(Source code of charts)
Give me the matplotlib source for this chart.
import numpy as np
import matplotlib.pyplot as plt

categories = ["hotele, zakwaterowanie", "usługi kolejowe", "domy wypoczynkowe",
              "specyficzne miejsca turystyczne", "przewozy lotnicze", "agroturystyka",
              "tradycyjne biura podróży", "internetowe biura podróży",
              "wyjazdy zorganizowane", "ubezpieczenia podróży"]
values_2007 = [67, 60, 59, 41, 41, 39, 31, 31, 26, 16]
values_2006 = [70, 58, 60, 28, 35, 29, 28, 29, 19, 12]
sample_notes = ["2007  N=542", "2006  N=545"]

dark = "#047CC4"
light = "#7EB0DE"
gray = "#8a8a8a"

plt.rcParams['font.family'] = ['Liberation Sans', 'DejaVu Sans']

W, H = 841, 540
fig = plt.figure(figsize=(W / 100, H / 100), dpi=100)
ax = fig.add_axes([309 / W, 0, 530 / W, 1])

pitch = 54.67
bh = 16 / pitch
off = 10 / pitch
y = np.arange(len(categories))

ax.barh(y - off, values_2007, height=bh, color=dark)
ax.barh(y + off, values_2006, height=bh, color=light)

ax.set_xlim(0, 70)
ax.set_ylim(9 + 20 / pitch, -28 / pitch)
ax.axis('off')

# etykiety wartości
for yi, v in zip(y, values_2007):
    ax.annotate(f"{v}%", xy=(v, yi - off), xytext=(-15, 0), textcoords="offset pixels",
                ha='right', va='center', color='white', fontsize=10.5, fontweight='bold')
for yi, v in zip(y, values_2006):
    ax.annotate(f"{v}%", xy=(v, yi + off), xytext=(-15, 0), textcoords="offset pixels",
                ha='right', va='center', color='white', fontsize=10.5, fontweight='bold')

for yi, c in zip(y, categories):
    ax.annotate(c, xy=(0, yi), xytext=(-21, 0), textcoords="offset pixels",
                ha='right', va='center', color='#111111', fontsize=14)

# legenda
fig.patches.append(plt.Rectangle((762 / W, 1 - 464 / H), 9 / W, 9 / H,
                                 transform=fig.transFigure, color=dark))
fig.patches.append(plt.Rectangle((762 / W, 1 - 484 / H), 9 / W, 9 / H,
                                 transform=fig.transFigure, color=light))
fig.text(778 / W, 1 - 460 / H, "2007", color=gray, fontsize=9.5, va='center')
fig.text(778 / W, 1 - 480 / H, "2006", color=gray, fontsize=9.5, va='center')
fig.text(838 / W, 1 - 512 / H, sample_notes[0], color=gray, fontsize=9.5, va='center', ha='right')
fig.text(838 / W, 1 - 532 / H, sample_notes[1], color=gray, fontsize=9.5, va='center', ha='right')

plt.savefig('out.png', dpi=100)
==
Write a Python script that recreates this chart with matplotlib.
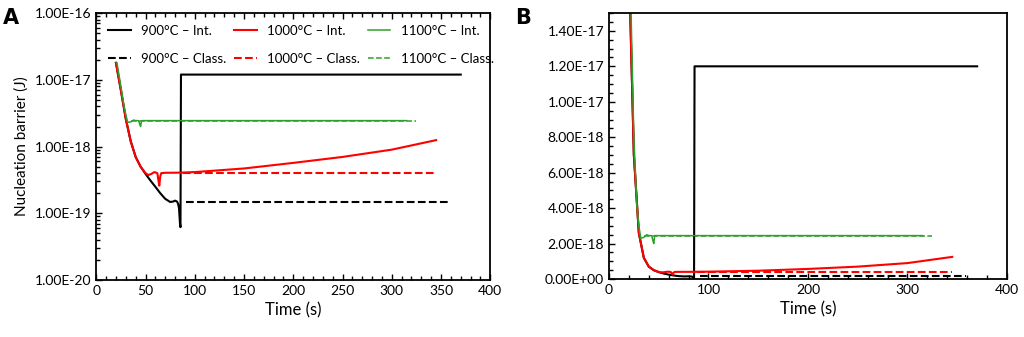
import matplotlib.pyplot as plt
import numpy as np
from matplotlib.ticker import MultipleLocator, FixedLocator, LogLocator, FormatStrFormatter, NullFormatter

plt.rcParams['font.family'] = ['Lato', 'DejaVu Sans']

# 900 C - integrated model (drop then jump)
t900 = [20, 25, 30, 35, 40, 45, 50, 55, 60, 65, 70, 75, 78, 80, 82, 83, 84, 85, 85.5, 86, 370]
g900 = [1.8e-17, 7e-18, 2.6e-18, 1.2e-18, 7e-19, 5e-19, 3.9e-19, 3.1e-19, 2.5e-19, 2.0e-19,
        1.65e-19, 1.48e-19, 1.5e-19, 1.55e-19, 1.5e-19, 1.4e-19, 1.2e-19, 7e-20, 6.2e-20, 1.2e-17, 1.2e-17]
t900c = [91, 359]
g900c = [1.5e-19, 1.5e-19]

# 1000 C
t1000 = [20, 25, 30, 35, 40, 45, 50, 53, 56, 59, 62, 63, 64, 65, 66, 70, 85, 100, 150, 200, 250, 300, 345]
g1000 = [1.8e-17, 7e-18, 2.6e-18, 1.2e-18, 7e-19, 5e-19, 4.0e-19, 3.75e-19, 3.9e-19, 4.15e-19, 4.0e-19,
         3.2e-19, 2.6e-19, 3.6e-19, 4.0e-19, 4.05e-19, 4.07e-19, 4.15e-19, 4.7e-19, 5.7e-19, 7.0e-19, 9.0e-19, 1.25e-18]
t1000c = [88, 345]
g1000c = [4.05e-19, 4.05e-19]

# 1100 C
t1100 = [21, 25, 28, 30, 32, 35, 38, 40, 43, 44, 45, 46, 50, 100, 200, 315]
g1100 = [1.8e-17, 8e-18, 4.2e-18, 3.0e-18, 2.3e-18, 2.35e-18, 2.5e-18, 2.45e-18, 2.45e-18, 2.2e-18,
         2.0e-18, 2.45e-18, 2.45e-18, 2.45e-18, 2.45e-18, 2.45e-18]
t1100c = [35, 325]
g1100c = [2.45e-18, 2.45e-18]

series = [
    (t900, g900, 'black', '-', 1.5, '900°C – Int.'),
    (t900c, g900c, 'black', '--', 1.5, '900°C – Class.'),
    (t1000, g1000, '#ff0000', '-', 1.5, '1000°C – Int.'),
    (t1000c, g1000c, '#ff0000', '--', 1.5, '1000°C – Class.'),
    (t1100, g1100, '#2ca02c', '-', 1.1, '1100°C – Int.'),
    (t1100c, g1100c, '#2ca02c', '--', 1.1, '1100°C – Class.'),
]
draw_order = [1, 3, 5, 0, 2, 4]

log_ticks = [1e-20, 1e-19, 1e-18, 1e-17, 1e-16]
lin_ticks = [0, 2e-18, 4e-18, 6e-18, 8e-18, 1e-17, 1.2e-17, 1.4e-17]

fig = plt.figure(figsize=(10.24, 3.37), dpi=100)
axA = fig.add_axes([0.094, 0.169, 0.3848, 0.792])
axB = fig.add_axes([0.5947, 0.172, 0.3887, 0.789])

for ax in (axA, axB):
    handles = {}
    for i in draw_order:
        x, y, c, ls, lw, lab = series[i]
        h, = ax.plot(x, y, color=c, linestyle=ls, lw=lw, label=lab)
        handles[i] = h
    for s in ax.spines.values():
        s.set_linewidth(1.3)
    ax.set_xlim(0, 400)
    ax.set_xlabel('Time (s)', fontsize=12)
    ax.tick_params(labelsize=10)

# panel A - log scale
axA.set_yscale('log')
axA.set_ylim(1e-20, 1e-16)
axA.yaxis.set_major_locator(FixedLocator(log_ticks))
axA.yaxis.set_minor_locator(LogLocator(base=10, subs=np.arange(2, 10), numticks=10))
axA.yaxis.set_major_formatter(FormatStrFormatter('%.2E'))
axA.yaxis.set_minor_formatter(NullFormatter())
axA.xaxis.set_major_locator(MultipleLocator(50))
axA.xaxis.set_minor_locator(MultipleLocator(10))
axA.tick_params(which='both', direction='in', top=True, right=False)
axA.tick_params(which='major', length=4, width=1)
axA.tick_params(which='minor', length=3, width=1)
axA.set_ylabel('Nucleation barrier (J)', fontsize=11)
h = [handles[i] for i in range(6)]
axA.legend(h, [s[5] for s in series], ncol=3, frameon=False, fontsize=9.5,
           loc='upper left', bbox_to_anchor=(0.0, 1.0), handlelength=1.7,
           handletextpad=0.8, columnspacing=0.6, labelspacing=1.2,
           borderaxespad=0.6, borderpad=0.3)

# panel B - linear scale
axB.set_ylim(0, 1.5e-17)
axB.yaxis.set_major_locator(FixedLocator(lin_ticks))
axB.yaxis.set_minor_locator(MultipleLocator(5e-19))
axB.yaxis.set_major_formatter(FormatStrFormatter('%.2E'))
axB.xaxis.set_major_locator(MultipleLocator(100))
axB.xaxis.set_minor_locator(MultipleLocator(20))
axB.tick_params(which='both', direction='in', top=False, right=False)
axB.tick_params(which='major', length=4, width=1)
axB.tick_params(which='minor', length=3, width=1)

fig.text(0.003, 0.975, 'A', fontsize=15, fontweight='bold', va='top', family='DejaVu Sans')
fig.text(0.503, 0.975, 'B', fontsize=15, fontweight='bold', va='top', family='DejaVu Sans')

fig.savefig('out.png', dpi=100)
==
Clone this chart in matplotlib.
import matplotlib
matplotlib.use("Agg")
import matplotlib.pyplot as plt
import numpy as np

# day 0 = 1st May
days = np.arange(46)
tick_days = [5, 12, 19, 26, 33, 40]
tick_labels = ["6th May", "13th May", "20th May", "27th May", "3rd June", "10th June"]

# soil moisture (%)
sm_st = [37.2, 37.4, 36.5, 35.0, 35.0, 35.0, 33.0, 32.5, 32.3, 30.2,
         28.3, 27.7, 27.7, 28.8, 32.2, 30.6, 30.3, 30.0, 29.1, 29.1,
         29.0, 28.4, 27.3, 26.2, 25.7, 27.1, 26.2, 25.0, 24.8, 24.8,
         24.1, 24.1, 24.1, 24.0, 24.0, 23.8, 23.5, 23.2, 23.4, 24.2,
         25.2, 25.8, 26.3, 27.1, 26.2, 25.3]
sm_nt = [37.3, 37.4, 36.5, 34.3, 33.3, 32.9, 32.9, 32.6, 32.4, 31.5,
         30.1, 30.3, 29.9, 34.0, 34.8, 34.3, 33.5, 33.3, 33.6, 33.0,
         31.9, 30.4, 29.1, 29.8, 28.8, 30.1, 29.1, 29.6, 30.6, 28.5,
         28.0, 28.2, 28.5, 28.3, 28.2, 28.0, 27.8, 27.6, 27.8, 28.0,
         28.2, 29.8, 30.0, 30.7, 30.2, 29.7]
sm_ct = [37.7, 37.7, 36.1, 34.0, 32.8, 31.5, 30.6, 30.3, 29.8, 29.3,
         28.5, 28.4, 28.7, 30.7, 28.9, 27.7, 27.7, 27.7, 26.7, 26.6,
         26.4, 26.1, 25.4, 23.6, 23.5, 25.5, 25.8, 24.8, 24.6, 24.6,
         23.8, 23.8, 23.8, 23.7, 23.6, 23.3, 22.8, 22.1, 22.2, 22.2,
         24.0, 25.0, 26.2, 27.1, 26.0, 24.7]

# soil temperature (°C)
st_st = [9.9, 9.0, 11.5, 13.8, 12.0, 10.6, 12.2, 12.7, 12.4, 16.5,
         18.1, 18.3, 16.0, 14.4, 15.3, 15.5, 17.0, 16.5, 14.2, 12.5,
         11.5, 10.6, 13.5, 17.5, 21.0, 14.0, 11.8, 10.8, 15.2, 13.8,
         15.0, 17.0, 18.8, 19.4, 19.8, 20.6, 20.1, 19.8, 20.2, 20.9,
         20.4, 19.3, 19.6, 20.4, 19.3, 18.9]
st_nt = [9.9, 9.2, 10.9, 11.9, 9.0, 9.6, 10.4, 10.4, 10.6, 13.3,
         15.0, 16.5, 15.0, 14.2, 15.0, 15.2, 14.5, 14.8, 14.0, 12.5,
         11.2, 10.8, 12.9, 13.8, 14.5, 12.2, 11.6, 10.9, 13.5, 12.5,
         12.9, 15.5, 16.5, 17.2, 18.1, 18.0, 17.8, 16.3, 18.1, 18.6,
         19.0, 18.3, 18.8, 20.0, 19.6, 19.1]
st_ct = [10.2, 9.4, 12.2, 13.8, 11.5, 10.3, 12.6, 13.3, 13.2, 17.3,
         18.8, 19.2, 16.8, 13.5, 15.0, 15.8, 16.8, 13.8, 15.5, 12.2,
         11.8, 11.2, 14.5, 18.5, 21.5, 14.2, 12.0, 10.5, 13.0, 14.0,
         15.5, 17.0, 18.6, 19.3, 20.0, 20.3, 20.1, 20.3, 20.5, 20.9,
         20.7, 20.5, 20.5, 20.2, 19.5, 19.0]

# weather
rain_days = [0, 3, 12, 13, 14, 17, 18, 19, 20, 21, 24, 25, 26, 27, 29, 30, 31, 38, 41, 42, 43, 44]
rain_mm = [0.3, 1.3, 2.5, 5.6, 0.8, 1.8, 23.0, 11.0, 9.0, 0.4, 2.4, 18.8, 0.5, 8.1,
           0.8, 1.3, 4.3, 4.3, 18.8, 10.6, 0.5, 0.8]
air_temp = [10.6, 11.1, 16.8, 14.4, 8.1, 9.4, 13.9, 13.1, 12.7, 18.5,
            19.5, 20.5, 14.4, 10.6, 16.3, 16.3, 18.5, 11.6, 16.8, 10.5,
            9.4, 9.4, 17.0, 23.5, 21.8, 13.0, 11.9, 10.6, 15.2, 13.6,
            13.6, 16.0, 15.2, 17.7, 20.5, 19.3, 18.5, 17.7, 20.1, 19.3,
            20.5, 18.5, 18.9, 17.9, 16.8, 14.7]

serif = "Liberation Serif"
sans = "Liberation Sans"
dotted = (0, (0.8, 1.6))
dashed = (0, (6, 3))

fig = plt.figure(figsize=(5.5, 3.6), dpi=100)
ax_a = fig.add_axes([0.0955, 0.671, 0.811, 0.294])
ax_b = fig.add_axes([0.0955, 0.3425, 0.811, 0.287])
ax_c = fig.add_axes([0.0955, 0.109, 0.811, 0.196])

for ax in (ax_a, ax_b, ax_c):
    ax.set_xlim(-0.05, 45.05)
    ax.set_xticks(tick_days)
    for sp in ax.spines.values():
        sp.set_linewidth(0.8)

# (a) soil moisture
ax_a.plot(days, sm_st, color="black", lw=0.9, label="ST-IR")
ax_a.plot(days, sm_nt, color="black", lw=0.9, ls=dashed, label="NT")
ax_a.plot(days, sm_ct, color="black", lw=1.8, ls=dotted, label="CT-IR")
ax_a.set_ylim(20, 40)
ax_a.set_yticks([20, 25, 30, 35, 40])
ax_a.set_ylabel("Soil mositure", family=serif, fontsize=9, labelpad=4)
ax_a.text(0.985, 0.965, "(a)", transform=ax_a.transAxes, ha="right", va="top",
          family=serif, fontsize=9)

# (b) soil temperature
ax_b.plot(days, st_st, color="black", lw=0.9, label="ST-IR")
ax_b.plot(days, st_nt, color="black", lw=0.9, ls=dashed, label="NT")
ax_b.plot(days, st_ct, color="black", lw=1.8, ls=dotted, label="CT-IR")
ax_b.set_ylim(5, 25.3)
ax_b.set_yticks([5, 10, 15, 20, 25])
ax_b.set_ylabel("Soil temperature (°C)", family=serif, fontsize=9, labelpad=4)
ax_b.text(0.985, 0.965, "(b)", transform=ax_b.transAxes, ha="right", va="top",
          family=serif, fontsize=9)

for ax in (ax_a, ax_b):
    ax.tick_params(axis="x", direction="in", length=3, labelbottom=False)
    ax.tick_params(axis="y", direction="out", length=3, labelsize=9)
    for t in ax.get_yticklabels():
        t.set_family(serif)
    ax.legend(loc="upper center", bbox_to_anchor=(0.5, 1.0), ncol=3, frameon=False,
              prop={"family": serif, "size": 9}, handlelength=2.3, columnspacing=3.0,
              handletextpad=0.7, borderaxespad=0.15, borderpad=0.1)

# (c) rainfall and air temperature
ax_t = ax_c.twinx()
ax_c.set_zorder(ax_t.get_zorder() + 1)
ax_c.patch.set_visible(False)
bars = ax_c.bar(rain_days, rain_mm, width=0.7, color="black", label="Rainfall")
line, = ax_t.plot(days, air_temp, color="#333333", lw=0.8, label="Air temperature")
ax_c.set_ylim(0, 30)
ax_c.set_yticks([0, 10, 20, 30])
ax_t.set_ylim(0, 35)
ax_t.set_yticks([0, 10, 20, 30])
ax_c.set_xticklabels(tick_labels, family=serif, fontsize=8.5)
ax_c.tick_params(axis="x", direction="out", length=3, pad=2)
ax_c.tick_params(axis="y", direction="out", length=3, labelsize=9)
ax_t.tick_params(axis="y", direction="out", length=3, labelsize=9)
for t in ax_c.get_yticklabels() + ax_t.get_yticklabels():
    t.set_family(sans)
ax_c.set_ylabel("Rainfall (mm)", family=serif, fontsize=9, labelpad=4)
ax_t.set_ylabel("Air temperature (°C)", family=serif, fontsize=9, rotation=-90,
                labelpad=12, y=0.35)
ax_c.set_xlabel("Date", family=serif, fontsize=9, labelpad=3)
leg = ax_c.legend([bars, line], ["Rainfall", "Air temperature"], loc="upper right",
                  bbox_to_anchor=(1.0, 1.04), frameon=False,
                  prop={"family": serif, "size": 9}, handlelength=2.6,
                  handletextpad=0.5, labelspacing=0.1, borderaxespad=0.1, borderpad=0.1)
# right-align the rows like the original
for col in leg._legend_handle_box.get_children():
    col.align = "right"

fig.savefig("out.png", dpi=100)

▶ **Work to complete**
Beginning with the line above that contains "Write a Python" and ending with the line that contains "g900c = [1.5e-19, 1.5e-19]", quote each line exactly, keeping out the pictures.

▶ **Task result**
Write a Python script that recreates this chart with matplotlib.
import matplotlib.pyplot as plt
import numpy as np
from matplotlib.ticker import MultipleLocator, FixedLocator, LogLocator, FormatStrFormatter, NullFormatter

plt.rcParams['font.family'] = ['Lato', 'DejaVu Sans']

# 900 C - integrated model (drop then jump)
t900 = [20, 25, 30, 35, 40, 45, 50, 55, 60, 65, 70, 75, 78, 80, 82, 83, 84, 85, 85.5, 86, 370]
g900 = [1.8e-17, 7e-18, 2.6e-18, 1.2e-18, 7e-19, 5e-19, 3.9e-19, 3.1e-19, 2.5e-19, 2.0e-19,
        1.65e-19, 1.48e-19, 1.5e-19, 1.55e-19, 1.5e-19, 1.4e-19, 1.2e-19, 7e-20, 6.2e-20, 1.2e-17, 1.2e-17]
t900c = [91, 359]
g900c = [1.5e-19, 1.5e-19]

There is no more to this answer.